Challenge: Set down only those lines that fall from the line containing "Generate a Python" through the line containing "series = [funcionarios, carros, shampoo]", unchanged and without pictures.

The data:
++++++++++++++++++++
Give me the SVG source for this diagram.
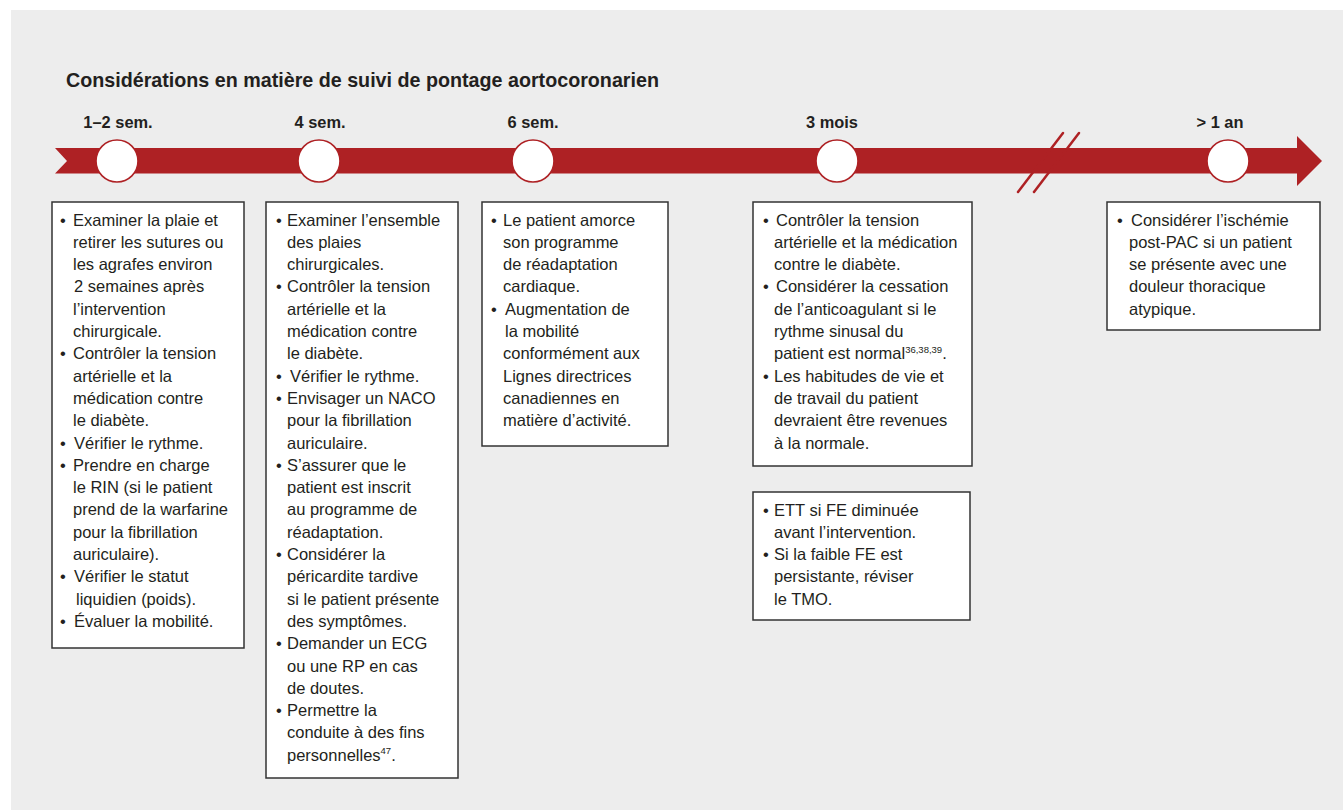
++++++++++++++++++++
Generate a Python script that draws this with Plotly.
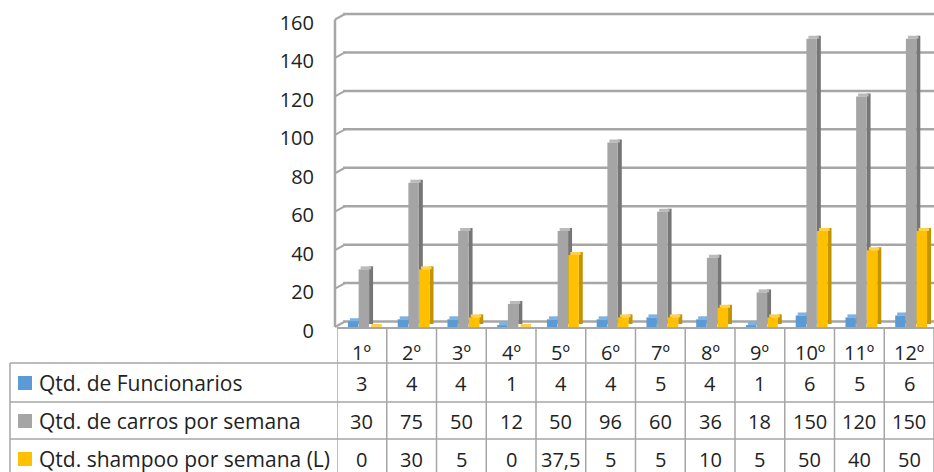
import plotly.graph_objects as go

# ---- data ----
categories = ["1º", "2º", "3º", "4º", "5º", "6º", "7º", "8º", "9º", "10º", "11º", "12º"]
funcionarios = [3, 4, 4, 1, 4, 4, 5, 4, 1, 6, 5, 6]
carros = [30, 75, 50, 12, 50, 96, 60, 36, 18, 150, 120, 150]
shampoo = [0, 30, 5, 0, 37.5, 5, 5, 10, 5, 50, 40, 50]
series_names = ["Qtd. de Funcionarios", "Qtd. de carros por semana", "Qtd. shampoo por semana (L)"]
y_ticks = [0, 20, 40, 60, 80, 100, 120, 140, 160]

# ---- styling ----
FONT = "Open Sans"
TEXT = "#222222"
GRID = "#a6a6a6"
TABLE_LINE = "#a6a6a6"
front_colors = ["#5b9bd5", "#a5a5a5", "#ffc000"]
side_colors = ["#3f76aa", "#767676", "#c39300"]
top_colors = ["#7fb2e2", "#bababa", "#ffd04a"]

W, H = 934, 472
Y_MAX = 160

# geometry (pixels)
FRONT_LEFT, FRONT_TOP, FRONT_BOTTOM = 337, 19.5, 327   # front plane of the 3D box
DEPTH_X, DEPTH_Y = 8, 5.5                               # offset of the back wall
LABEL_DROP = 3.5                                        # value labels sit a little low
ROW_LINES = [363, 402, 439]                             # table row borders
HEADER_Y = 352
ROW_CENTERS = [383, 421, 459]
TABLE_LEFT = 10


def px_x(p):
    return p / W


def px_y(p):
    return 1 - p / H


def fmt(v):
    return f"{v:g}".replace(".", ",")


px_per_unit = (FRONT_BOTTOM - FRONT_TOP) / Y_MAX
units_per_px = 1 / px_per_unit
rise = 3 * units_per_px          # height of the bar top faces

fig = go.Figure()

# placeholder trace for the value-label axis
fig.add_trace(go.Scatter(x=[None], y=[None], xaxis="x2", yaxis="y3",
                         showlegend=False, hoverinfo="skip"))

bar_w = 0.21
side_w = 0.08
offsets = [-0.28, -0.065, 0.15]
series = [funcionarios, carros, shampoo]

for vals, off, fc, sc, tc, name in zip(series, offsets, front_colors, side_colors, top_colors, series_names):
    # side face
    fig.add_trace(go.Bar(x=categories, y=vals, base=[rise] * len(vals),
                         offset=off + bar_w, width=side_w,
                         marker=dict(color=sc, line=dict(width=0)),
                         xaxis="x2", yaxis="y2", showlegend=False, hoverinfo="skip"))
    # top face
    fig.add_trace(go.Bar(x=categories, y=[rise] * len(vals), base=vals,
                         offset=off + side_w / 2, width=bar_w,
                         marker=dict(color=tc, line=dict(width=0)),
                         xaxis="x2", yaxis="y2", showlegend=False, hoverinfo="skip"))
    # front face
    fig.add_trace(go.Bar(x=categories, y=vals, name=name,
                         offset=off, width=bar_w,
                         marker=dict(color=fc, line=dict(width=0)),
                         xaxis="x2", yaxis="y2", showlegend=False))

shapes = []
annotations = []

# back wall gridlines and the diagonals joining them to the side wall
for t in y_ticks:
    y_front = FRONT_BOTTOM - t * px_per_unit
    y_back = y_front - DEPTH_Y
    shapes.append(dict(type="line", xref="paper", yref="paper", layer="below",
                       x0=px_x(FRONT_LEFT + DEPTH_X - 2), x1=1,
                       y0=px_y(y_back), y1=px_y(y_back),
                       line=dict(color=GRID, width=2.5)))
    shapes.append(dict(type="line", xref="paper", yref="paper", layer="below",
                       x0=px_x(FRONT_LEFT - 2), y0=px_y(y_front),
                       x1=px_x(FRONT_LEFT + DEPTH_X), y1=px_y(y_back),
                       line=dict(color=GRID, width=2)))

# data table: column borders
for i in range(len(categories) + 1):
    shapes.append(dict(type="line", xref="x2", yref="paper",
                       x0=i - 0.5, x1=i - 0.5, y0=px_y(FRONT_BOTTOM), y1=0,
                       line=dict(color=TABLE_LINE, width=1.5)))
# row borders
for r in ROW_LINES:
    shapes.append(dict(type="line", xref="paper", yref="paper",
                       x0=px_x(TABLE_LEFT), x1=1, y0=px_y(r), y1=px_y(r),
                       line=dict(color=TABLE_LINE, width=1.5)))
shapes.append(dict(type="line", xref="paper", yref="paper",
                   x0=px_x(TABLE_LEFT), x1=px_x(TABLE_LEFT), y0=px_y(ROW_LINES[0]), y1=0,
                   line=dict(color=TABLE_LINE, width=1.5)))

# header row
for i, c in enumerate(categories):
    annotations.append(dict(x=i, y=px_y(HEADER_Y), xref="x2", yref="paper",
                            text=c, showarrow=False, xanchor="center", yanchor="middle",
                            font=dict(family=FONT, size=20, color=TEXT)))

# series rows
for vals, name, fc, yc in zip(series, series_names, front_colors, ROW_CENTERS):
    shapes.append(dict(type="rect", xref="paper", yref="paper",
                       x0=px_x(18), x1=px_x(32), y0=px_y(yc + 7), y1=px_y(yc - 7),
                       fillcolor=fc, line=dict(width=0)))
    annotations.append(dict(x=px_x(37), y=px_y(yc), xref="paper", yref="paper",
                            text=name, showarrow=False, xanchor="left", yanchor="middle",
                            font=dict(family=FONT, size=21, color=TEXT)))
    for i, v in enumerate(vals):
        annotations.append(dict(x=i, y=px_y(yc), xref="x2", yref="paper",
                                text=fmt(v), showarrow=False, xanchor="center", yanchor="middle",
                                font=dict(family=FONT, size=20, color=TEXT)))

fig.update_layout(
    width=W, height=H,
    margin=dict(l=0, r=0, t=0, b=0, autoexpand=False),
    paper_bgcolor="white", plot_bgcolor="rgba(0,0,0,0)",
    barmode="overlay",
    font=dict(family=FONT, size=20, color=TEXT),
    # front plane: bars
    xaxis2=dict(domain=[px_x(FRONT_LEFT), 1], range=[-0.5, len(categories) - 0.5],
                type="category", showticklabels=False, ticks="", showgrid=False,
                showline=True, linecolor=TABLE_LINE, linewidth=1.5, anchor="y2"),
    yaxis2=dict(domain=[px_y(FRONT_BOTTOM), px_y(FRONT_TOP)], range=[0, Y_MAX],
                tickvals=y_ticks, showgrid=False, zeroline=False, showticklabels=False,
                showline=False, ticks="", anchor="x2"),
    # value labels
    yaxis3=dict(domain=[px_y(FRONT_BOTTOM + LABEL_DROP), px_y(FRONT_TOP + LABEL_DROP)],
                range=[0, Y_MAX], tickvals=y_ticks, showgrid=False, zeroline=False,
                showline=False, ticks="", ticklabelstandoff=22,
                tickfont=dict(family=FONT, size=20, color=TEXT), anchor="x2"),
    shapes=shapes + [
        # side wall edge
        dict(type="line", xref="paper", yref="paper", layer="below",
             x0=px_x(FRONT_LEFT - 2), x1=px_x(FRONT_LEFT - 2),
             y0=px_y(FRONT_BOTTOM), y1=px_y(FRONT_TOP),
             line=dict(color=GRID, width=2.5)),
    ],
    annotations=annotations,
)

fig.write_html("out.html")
++++++++++++++++++++
Exercise answer:
Generate a Python script that draws this with Plotly.
import plotly.graph_objects as go

# ---- data ----
categories = ["1º", "2º", "3º", "4º", "5º", "6º", "7º", "8º", "9º", "10º", "11º", "12º"]
funcionarios = [3, 4, 4, 1, 4, 4, 5, 4, 1, 6, 5, 6]
carros = [30, 75, 50, 12, 50, 96, 60, 36, 18, 150, 120, 150]
shampoo = [0, 30, 5, 0, 37.5, 5, 5, 10, 5, 50, 40, 50]
series_names = ["Qtd. de Funcionarios", "Qtd. de carros por semana", "Qtd. shampoo por semana (L)"]
y_ticks = [0, 20, 40, 60, 80, 100, 120, 140, 160]

# ---- styling ----
FONT = "Open Sans"
TEXT = "#222222"
GRID = "#a6a6a6"
TABLE_LINE = "#a6a6a6"
front_colors = ["#5b9bd5", "#a5a5a5", "#ffc000"]
side_colors = ["#3f76aa", "#767676", "#c39300"]
top_colors = ["#7fb2e2", "#bababa", "#ffd04a"]

W, H = 934, 472
Y_MAX = 160

# geometry (pixels)
FRONT_LEFT, FRONT_TOP, FRONT_BOTTOM = 337, 19.5, 327   # front plane of the 3D box
DEPTH_X, DEPTH_Y = 8, 5.5                               # offset of the back wall
LABEL_DROP = 3.5                                        # value labels sit a little low
ROW_LINES = [363, 402, 439]                             # table row borders
HEADER_Y = 352
ROW_CENTERS = [383, 421, 459]
TABLE_LEFT = 10


def px_x(p):
    return p / W


def px_y(p):
    return 1 - p / H


def fmt(v):
    return f"{v:g}".replace(".", ",")


px_per_unit = (FRONT_BOTTOM - FRONT_TOP) / Y_MAX
units_per_px = 1 / px_per_unit
rise = 3 * units_per_px          # height of the bar top faces

fig = go.Figure()

# placeholder trace for the value-label axis
fig.add_trace(go.Scatter(x=[None], y=[None], xaxis="x2", yaxis="y3",
                         showlegend=False, hoverinfo="skip"))

bar_w = 0.21
side_w = 0.08
offsets = [-0.28, -0.065, 0.15]
series = [funcionarios, carros, shampoo]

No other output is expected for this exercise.